RECORDS FOR PROCESSING:
==========

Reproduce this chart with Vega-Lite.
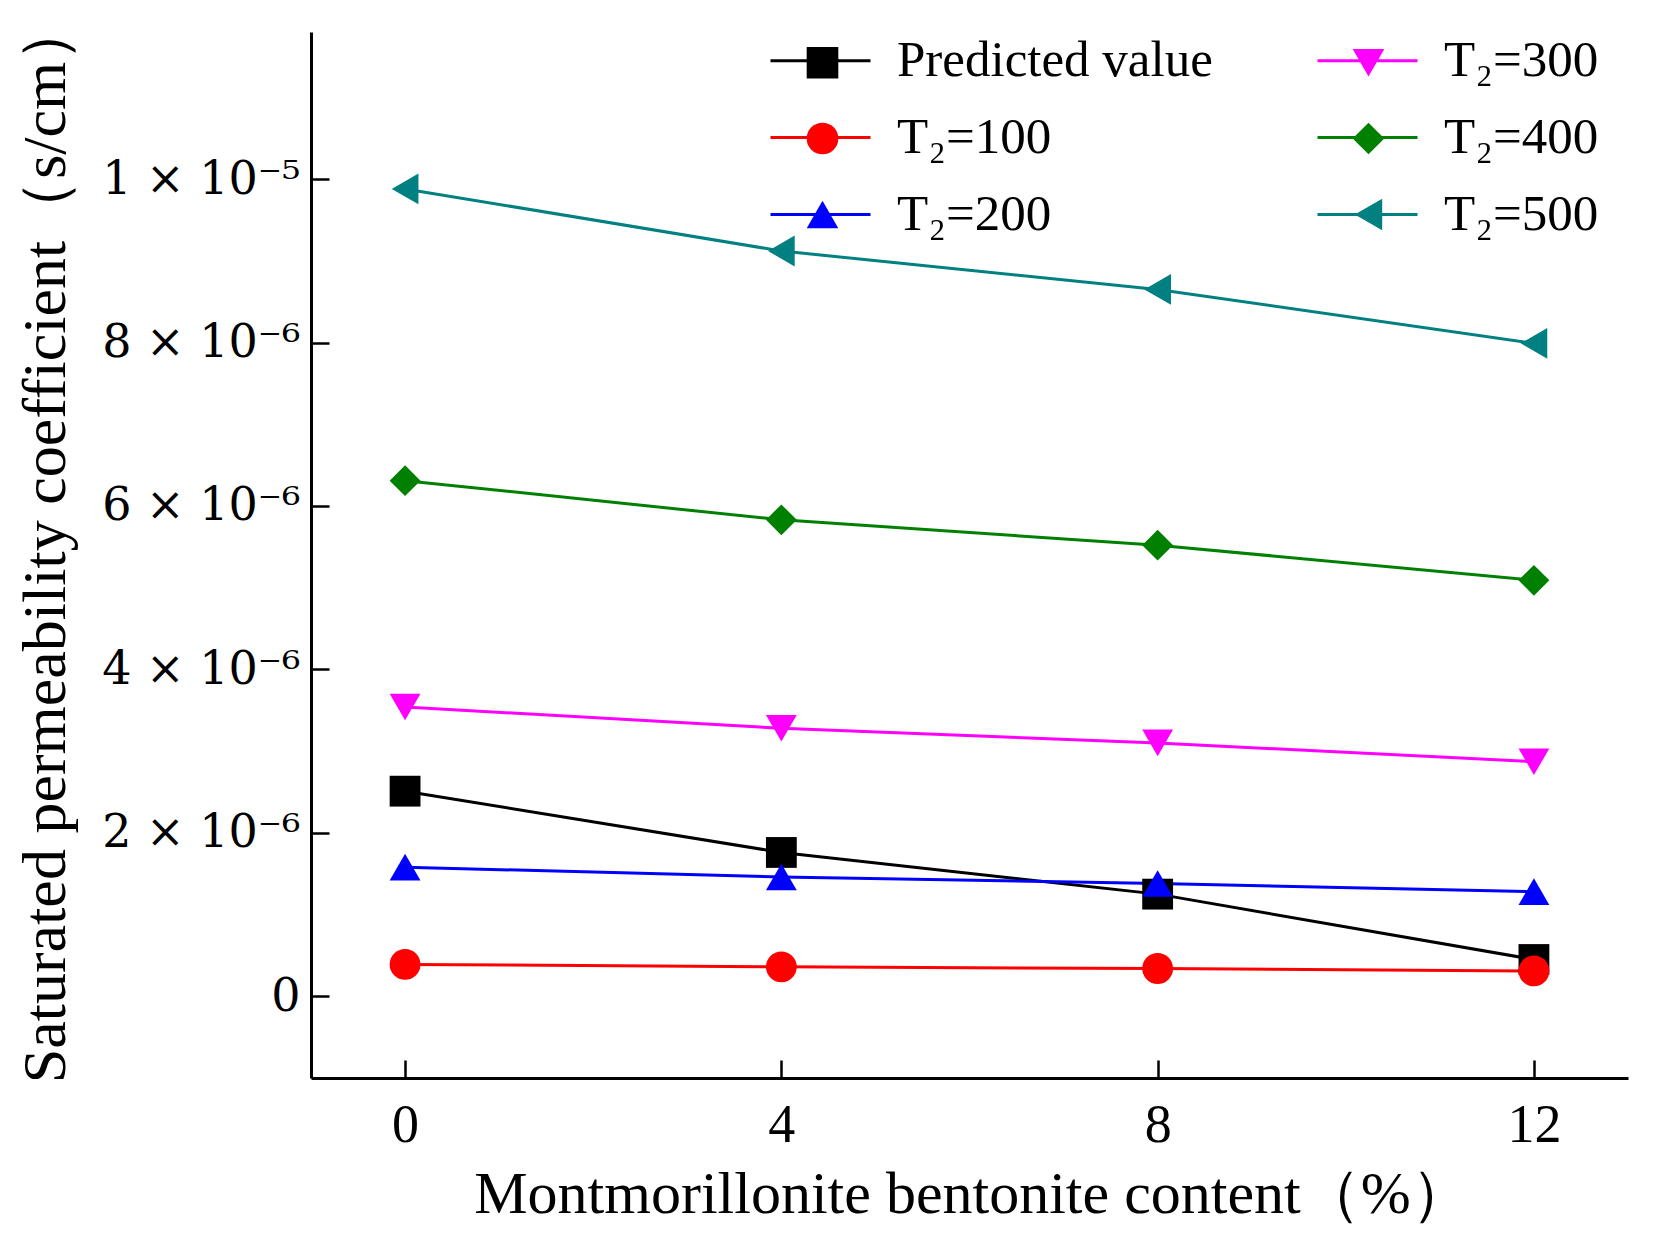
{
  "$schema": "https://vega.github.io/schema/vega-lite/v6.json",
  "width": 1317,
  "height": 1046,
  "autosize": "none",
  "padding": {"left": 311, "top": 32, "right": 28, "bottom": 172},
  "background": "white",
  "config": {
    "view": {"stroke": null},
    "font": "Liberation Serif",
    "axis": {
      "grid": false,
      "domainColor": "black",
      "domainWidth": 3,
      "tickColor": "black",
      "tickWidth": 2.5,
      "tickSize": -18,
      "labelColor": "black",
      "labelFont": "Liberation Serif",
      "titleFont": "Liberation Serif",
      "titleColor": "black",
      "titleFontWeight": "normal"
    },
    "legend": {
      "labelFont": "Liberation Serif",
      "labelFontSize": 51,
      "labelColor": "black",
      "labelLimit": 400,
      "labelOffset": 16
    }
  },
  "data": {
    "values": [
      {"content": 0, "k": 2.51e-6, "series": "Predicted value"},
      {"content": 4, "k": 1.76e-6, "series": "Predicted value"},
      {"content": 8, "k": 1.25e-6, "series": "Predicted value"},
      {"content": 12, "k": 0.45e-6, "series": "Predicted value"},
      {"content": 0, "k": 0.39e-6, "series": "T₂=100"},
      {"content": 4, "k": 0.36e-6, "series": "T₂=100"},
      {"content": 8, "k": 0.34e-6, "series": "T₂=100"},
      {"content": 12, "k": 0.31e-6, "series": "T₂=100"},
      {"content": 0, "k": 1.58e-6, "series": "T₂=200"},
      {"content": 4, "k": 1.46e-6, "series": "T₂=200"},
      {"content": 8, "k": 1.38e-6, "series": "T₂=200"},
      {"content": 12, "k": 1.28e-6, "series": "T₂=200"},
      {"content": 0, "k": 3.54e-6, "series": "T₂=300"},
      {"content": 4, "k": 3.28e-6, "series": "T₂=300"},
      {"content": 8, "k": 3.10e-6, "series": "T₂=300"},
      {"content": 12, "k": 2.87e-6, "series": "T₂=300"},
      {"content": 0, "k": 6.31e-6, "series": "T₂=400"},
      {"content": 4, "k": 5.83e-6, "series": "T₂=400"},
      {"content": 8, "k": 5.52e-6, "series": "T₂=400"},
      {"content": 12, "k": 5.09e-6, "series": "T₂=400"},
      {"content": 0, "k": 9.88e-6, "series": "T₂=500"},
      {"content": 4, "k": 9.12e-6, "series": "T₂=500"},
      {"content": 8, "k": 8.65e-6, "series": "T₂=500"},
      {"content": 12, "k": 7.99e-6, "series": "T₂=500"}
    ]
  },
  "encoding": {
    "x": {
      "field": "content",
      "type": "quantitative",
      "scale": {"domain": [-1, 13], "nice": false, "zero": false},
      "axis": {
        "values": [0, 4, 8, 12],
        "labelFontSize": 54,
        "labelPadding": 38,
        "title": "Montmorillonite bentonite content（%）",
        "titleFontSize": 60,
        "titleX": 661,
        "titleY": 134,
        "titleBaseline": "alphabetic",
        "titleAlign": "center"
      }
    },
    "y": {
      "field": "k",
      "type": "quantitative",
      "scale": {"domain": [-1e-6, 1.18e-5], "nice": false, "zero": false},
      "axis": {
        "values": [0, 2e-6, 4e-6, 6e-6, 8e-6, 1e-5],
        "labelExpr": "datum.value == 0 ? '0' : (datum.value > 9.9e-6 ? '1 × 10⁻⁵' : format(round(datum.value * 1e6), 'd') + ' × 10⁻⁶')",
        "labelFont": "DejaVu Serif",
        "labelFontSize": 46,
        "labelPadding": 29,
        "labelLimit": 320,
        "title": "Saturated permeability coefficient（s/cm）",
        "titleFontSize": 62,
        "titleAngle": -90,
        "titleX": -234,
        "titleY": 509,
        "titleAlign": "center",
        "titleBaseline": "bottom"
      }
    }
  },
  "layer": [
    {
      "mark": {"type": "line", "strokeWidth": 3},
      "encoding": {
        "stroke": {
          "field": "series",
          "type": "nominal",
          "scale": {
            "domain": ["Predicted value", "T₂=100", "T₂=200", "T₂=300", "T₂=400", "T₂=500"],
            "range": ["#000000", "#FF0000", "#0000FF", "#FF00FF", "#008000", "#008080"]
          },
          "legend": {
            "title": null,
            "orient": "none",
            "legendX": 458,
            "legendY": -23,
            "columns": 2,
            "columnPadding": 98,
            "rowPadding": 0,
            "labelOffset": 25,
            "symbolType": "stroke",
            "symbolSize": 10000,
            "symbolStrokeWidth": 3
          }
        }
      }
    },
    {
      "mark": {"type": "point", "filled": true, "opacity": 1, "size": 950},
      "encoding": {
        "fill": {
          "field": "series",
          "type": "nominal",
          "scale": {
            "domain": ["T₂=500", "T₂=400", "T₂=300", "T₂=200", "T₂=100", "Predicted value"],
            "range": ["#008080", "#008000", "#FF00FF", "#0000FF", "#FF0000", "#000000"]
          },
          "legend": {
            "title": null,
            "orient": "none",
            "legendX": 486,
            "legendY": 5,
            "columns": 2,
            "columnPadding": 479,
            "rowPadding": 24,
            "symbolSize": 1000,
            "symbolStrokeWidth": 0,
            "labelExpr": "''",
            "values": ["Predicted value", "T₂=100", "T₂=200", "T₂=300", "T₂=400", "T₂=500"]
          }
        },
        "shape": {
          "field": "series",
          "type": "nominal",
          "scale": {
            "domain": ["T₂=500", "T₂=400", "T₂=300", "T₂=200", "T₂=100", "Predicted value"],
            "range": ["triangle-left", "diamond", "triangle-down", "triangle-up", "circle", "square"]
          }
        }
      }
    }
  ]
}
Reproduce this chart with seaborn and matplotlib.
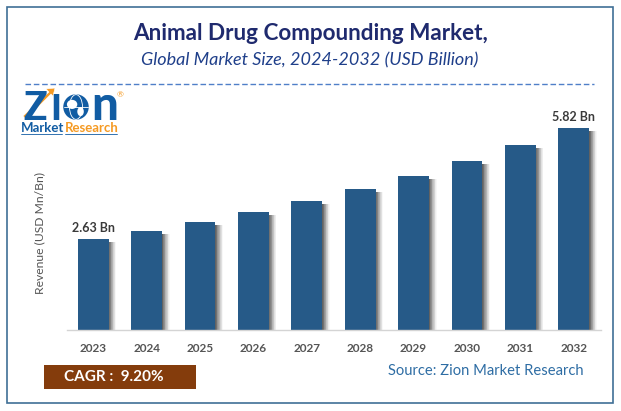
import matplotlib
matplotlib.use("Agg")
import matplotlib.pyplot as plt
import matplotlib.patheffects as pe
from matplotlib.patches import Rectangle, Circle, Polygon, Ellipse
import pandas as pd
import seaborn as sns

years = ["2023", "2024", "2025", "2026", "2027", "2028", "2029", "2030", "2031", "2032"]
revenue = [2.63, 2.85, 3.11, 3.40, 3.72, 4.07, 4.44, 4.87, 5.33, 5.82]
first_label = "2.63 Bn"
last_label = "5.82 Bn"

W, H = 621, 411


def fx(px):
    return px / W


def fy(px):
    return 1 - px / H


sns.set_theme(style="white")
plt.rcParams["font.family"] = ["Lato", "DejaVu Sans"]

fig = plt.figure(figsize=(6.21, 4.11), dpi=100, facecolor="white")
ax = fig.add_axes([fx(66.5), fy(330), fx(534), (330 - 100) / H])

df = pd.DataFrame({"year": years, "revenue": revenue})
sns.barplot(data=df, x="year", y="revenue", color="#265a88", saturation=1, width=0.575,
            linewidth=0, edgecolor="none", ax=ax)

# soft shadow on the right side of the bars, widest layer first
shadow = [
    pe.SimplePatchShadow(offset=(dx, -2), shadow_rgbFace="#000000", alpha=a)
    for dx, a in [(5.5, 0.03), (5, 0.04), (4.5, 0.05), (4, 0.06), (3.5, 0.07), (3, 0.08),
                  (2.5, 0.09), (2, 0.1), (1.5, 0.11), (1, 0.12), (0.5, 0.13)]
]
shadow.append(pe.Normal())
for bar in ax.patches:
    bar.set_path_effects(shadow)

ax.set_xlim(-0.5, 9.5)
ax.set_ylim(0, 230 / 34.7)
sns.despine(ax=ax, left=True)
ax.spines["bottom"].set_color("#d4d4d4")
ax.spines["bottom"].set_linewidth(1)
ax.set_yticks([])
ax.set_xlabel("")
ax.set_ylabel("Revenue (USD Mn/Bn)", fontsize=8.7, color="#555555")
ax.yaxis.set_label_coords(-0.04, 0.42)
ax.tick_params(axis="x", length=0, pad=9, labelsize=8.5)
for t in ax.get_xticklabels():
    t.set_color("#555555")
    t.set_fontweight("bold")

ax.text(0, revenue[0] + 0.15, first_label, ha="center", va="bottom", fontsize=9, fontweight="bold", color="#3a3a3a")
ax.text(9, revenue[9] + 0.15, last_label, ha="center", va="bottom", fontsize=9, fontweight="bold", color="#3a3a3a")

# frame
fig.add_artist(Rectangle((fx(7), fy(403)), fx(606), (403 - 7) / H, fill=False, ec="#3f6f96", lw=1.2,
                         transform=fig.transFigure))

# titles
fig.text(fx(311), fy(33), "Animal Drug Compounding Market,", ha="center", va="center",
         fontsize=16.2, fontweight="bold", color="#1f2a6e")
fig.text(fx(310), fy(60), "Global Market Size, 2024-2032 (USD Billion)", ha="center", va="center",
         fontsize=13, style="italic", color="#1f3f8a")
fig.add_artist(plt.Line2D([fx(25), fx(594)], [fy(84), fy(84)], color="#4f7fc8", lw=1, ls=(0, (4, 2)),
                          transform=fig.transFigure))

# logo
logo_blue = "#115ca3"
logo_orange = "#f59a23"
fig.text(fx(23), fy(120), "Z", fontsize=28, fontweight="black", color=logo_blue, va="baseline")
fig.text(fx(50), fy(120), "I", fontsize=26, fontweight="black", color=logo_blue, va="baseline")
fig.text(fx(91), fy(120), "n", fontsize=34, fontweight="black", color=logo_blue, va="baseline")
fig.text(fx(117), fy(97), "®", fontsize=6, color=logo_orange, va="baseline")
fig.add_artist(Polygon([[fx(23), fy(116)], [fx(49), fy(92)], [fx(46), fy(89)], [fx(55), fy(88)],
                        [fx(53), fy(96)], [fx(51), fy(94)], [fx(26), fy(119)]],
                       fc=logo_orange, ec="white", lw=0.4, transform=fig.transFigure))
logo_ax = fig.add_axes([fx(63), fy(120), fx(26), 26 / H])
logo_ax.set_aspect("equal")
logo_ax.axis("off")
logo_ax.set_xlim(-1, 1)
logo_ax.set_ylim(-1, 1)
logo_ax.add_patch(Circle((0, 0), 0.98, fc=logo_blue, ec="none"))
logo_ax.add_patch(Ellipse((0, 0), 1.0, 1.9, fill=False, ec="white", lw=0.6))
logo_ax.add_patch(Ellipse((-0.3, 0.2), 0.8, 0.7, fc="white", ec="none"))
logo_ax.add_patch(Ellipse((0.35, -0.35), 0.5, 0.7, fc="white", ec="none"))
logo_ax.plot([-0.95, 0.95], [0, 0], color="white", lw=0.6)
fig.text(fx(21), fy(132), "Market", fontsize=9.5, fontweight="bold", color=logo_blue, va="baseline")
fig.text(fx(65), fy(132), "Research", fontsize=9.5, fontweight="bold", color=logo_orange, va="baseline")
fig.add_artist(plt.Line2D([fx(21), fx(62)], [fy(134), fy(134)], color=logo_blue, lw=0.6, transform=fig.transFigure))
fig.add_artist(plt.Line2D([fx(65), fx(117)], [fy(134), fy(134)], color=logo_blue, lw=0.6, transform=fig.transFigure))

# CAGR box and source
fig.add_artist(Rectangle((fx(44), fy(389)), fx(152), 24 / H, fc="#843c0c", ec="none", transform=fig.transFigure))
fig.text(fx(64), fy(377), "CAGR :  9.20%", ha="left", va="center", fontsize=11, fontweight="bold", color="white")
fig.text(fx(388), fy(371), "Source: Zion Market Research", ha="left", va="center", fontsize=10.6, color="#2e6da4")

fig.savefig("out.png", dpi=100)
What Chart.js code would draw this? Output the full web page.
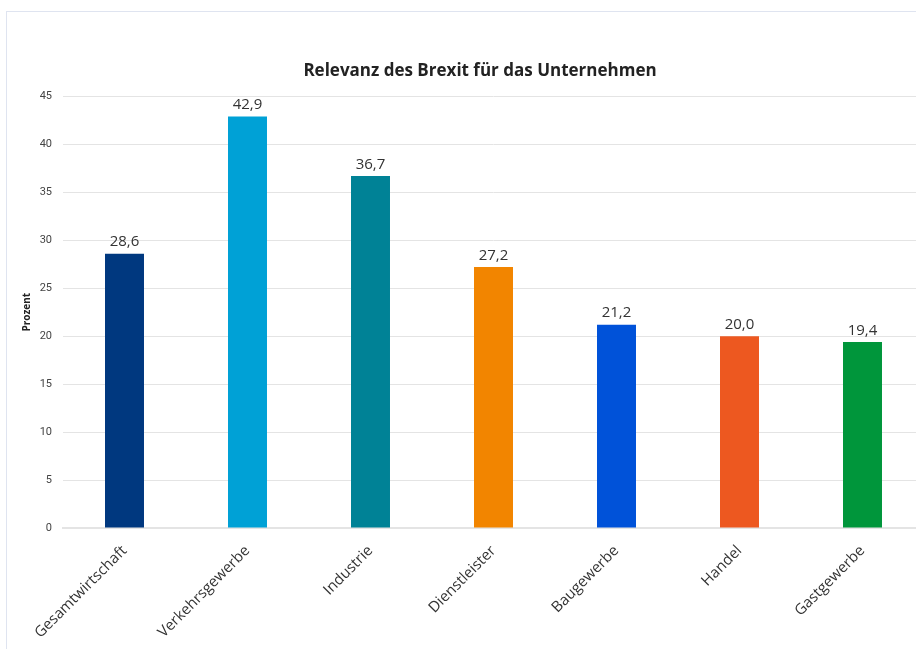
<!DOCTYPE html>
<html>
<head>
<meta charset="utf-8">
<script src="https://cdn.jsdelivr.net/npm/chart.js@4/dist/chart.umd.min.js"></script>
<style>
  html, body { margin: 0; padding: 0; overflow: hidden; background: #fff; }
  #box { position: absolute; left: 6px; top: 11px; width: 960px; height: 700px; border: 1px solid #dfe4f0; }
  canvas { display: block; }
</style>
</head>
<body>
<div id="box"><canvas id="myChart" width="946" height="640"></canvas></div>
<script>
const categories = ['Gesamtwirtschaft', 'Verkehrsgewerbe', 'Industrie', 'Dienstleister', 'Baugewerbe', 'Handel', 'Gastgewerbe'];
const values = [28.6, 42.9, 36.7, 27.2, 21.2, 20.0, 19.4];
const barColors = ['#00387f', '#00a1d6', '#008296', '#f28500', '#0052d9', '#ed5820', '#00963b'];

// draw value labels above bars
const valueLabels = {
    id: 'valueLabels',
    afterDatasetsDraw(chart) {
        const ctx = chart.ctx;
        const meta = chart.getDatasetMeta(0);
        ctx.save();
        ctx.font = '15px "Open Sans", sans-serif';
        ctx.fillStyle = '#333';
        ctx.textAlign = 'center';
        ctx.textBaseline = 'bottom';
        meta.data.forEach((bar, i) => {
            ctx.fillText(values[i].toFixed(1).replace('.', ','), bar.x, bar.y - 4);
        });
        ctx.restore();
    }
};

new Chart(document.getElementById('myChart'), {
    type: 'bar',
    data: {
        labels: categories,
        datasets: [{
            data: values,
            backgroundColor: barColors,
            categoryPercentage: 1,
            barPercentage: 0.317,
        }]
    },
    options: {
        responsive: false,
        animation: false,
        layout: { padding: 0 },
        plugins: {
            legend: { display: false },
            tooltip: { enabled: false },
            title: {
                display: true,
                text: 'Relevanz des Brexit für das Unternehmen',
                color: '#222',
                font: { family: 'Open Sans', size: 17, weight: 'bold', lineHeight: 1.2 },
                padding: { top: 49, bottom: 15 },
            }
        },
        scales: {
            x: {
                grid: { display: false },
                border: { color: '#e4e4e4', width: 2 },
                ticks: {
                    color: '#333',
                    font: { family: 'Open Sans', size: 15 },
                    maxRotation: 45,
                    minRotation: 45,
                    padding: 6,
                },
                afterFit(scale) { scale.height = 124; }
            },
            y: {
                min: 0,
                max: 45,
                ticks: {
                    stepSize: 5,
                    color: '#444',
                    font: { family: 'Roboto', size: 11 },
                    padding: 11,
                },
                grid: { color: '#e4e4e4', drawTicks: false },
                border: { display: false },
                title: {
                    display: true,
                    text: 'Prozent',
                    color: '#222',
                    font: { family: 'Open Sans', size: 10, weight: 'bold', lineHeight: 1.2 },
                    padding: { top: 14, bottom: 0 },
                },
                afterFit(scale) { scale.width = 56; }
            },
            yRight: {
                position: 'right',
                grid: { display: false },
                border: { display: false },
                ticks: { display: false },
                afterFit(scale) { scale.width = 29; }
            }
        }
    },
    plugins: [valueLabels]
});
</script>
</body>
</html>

==========

Copy out each line in the preceding records that contains "with".

RESULT OF THIS EXERCISE:
Reproduce this chart with Vega-Lite.
Reproduce this chart with seaborn and matplotlib.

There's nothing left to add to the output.